Sparse Models for Machine Learning

TL;DR

This paper introduces the fundamental theory of sparse modeling and compressive sensing, discusses methods for sparse solution recovery, and explores applications in machine learning such as dictionary learning and signal processing.

Contribution

It provides an overview of sparse modeling theory, recovery methods, and highlights diverse applications in statistics, neuroscience, and computer vision.

Findings

Sparse models effectively capture parsimony principles across disciplines.

Efficient algorithms for sparse solution recovery are discussed.

Applications include biological data analysis, brain activity mapping, and image processing.

Abstract

The sparse modeling is an evident manifestation capturing the parsimony principle just described, and sparse models are widespread in statistics, physics, information sciences, neuroscience, computational mathematics, and so on. In statistics the many applications of sparse modeling span regression, classification tasks, graphical model selection, sparse M-estimators and sparse dimensionality reduction. It is also particularly effective in many statistical and machine learning areas where the primary goal is to discover predictive patterns from data which would enhance our understanding and control of underlying physical, biological, and other natural processes, beyond just building accurate outcome black-box predictors. Common examples include selecting biomarkers in biological procedures, finding relevant brain activity locations which are predictive about brain states and processes based on fMRI data, and identifying network bottlenecks best explaining end-to-end performance. Moreover, the research and applications of efficient recovery of high-dimensional sparse signals from a relatively small number of observations, which is the main focus of compressed sensing or compressive sensing, have rapidly grown and became an extremely intense area of study beyond classical signal processing.
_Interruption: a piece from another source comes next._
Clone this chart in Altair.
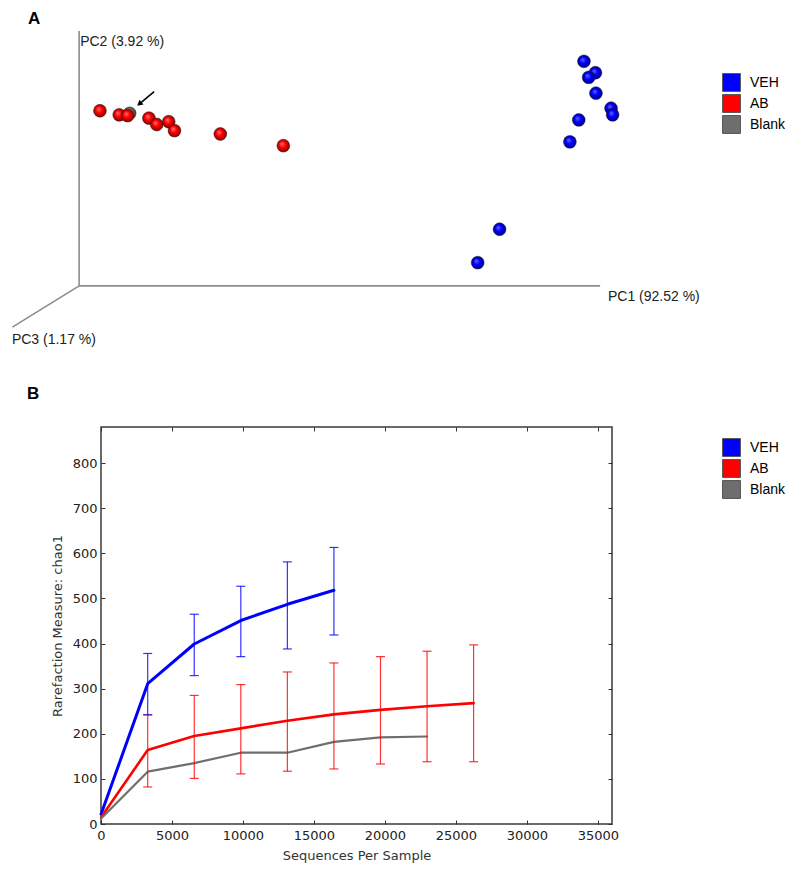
import altair as alt
import pandas as pd

# ---------------- Panel A data (projected PCoA coordinates, arbitrary units) -------------
groups = ["VEH", "AB", "Blank"]
colors = ["#0000ff", "#ff0000", "#6e6e6e"]
# sphere shading: (highlight, body, rim) per group
shades = {"VEH": ("#6a6aff", "#0000ff", "#000080"),
          "AB": ("#ff7a7a", "#ff0000", "#800000"),
          "Blank": ("#b0b0b0", "#777777", "#333333")}

veh_pc1 = [96.9, 99.1, 97.8, 99.2, 102.1, 102.4, 95.9, 94.2, 80.7, 76.5]
veh_pc2 = [88.1, 83.6, 81.8, 75.6, 69.7, 67.1, 65.1, 56.5, 22.2, 9.1]
ab_pc1 = [4.0, 7.7, 9.3, 13.4, 14.9, 17.2, 18.3, 27.1, 39.2]
ab_pc2 = [68.7, 67.1, 66.8, 65.8, 63.3, 64.4, 60.9, 59.6, 55.0]
blank_pc1 = [9.7]
blank_pc2 = [67.7]

# projected axes of the 3D frame
axis_names = ["PC1 (92.52 %)", "PC2 (3.92 %)", "PC3 (1.17 %)"]
axis_end_x = [100.0, 0.0, -12.8]
axis_end_y = [0.0, 100.0, -16.2]
axis_lab_x = [101.5, 0.2, -12.9]
axis_lab_y = [-4.3, 95.5, -21.2]

# arrow pointing at the Blank sample
arrow_x = [14.4]
arrow_y = [76.2]
arrow_x2 = [11.7]
arrow_y2 = [71.6]

# ---------------- Panel B data (rarefaction, chao1) -------------
depths = [10, 3290, 6570, 9850, 13130, 16410, 19690, 22970, 26250]
veh_mean = [22, 311, 399, 451, 487, 518]
veh_lo = [None, 242, 329, 371, 388, 419]
veh_hi = [None, 378, 465, 527, 581, 613]
ab_mean = [15, 164, 195, 212, 229, 243, 253, 261, 268]
ab_lo = [None, 82, 101, 111, 117, 122, 133, 138, 138]
ab_hi = [None, 242, 285, 309, 337, 357, 371, 383, 397]
blank_mean = [12, 116, 135, 158, 158, 182, 192, 194]

x_ticks = [0, 5000, 10000, 15000, 20000, 25000, 30000, 35000]
y_ticks = [0, 100, 200, 300, 400, 500, 600, 700, 800]

# ---------------- build tables -------------
pts = pd.DataFrame(
    [{"group": "Blank", "pc1": a, "pc2": b} for a, b in zip(blank_pc1, blank_pc2)]
    + [{"group": "AB", "pc1": a, "pc2": b} for a, b in zip(ab_pc1, ab_pc2)]
    + [{"group": "VEH", "pc1": a, "pc2": b} for a, b in zip(veh_pc1, veh_pc2)]
)
axes_df = pd.DataFrame({
    "name": axis_names, "x0": [0.0] * 3, "y0": [0.0] * 3,
    "x1": axis_end_x, "y1": axis_end_y, "lx": axis_lab_x, "ly": axis_lab_y,
})
arrow_df = pd.DataFrame({"x": arrow_x, "y": arrow_y, "x2": arrow_x2, "y2": arrow_y2})

rows = []
for name, mean, lo, hi in [("VEH", veh_mean, veh_lo, veh_hi), ("AB", ab_mean, ab_lo, ab_hi),
                           ("Blank", blank_mean, [None] * len(blank_mean), [None] * len(blank_mean))]:
    for i, m in enumerate(mean):
        rows.append({"group": name, "depth": depths[i], "mean": m, "lo": lo[i], "hi": hi[i]})
rare = pd.DataFrame(rows)
err = rare.dropna(subset=["lo"])

color_scale = alt.Scale(domain=groups, range=colors)
FONT = "Liberation Sans"
AX = "DejaVu Sans"


def legend_at(y):
    return alt.Legend(title=None, orient="none", legendX=621, legendY=y,
                      symbolType="square", symbolSize=320, symbolOpacity=1,
                      symbolStrokeColor="#555555", symbolStrokeWidth=1,
                      labelFont=FONT, labelFontSize=14, labelColor="#000000",
                      labelOffset=9, rowPadding=-3, padding=0)


# ---------------- Panel A -------------
W_A, H_A = 521, 316
xa = alt.Scale(domain=[4.2, 104.2], nice=False, zero=False)
ya = alt.Scale(domain=[-24, 100], nice=False, zero=False)

frame_a = alt.Chart(axes_df).mark_rule(color="#8c8c8c", strokeWidth=1.6).encode(
    x=alt.X("x0:Q", scale=xa, axis=None), y=alt.Y("y0:Q", scale=ya, axis=None),
    x2="x1:Q", y2="y1:Q")
labels_a = alt.Chart(axes_df).mark_text(align="left", baseline="middle", font=FONT,
                                        fontSize=14, color="#222222").encode(
    x=alt.X("lx:Q", scale=xa, axis=None), y=alt.Y("ly:Q", scale=ya, axis=None), text="name:N")
arrow_line = alt.Chart(arrow_df).mark_rule(color="black", strokeWidth=1.6).encode(
    x=alt.X("x:Q", scale=xa, axis=None), y=alt.Y("y:Q", scale=ya, axis=None), x2="x2:Q", y2="y2:Q")
arrow_head = alt.Chart(arrow_df).mark_point(shape="triangle", filled=True, color="black",
                                            size=40, angle=230, opacity=1).encode(
    x=alt.X("x2:Q", scale=xa, axis=None), y=alt.Y("y2:Q", scale=ya, axis=None))


def sphere_layer(g):
    hi, body, rim = shades[g]
    grad = alt.RadialGradient(
        gradient="radial", x1=0.38, y1=0.35, r1=0.0, x2=0.5, y2=0.5, r2=0.55,
        stops=[alt.GradientStop(offset=0.0, color=hi), alt.GradientStop(offset=0.45, color=body),
               alt.GradientStop(offset=1.0, color=rim)])
    return alt.Chart(pts[pts["group"] == g]).mark_circle(
        size=165, opacity=1, fill=grad, stroke="#1a1a1a", strokeWidth=0.6, strokeOpacity=0.8
    ).encode(x=alt.X("pc1:Q", scale=xa, axis=None), y=alt.Y("pc2:Q", scale=ya, axis=None))


legend_a = alt.Chart(pts).mark_square(opacity=0).encode(
    x=alt.X("pc1:Q", scale=xa, axis=None), y=alt.Y("pc2:Q", scale=ya, axis=None),
    color=alt.Color("group:N", scale=color_scale, legend=legend_at(42)))

panel_a = alt.layer(frame_a, labels_a, arrow_line, arrow_head,
                    sphere_layer("Blank"), sphere_layer("AB"), sphere_layer("VEH"),
                    legend_a).properties(
    width=W_A, height=H_A,
    view=alt.ViewBackground(stroke=None),
    title=alt.TitleParams("A", anchor="start", frame="group", dx=-73, font=FONT, fontSize=17,
                          fontWeight="bold", color="#000000", offset=2),
)

# ---------------- Panel B -------------
W_B, H_B = 511, 397
xb = alt.Scale(domain=[0, 36000], nice=False, zero=False)
yb = alt.Scale(domain=[0, 880], nice=False, zero=False)


def inner_x(orient):
    return alt.Axis(orient=orient, offset=-H_B, labels=False, domain=False, grid=False, title=None,
                    values=x_ticks, tickSize=4, tickColor="#333333", tickWidth=1)


def inner_y(orient):
    return alt.Axis(orient=orient, offset=-W_B, labels=False, domain=False, grid=False, title=None,
                    values=y_ticks, tickSize=4, tickColor="#333333", tickWidth=1)


lines_b = alt.Chart(rare).mark_line(strokeCap="round", strokeJoin="round").encode(
    x=alt.X("depth:Q", scale=xb,
            axis=alt.Axis(orient="bottom", values=x_ticks, format="d", ticks=False, domain=False,
                          grid=False, title="Sequences Per Sample", labelFont=AX, labelFontSize=13,
                          labelColor="#222222", labelPadding=5, titleFont=AX, titleFontSize=13,
                          titleFontWeight="normal", titleColor="#333333", titlePadding=7,
                          labelFlush=False, labelOverlap=False)),
    y=alt.Y("mean:Q", scale=yb,
            axis=alt.Axis(orient="left", values=y_ticks, format="d", ticks=False, domain=False,
                          grid=False, title="Rarefaction Measure: chao1", labelFont=AX,
                          labelFontSize=13, labelColor="#222222", labelPadding=4, titleFont=AX,
                          titleFontSize=13, titleFontWeight="normal", titleColor="#333333",
                          titlePadding=8, labelFlush=False, labelOverlap=False)),
    color=alt.Color("group:N", scale=color_scale, legend=None),
    strokeWidth=alt.StrokeWidth("group:N", scale=alt.Scale(domain=groups, range=[3, 2.2, 3]),
                                legend=None),
    detail="group:N",
)

rules_b = alt.Chart(err).mark_rule(strokeWidth=1.2, opacity=0.8).encode(
    x=alt.X("depth:Q", scale=xb, axis=inner_x("top")),
    y=alt.Y("lo:Q", scale=yb, axis=inner_y("right")),
    y2="hi:Q",
    color=alt.Color("group:N", scale=color_scale, legend=None),
)
caps_hi = alt.Chart(err).mark_tick(orient="horizontal", size=9, thickness=1.2, opacity=0.8).encode(
    x=alt.X("depth:Q", scale=xb, axis=inner_x("bottom")),
    y=alt.Y("hi:Q", scale=yb, axis=inner_y("left")),
    color=alt.Color("group:N", scale=color_scale, legend=None),
)
caps_lo = alt.Chart(err).mark_tick(orient="horizontal", size=9, thickness=1.2, opacity=0.8).encode(
    x=alt.X("depth:Q", scale=xb, axis=None),
    y=alt.Y("lo:Q", scale=yb, axis=None),
    color=alt.Color("group:N", scale=color_scale, legend=None),
)
legend_b = alt.Chart(rare).mark_square(opacity=0).encode(
    x=alt.X("depth:Q", scale=xb, axis=None),
    y=alt.Y("mean:Q", scale=yb, axis=None),
    color=alt.Color("group:N", scale=color_scale, legend=legend_at(11)),
)

panel_b = alt.layer(lines_b, rules_b, caps_hi, caps_lo, legend_b).resolve_axis(
    x="independent", y="independent").resolve_legend(color="independent").properties(
    width=W_B, height=H_B,
    view=alt.ViewBackground(stroke="#3a3a3a", strokeWidth=1.5),
    title=alt.TitleParams("B", anchor="start", frame="group", dx=-74, font=FONT, fontSize=17,
                          fontWeight="bold", color="#000000", offset=24),
)

chart = alt.vconcat(panel_a, panel_b, spacing=36).resolve_legend(color="independent").properties(
    padding={"left": 3, "top": 2, "right": 5, "bottom": 5}
).configure_view(stroke=None)

chart.save("out.html", embed_options={"renderer": "svg", "actions": False})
Likewise interestingly, sparse modeling is directly related to various artificial vision tasks, such as image denoising, segmentation, restoration and superresolution, object or face detection and recognition in visual scenes, and action recognition. In this manuscript, we provide a brief introduction of the basic theory underlying sparse representation and compressive sensing, and then discuss some methods for recovering sparse solutions to optimization problems in effective way, together with some applications of sparse recovery in a machine learning problem known as sparse dictionary learning.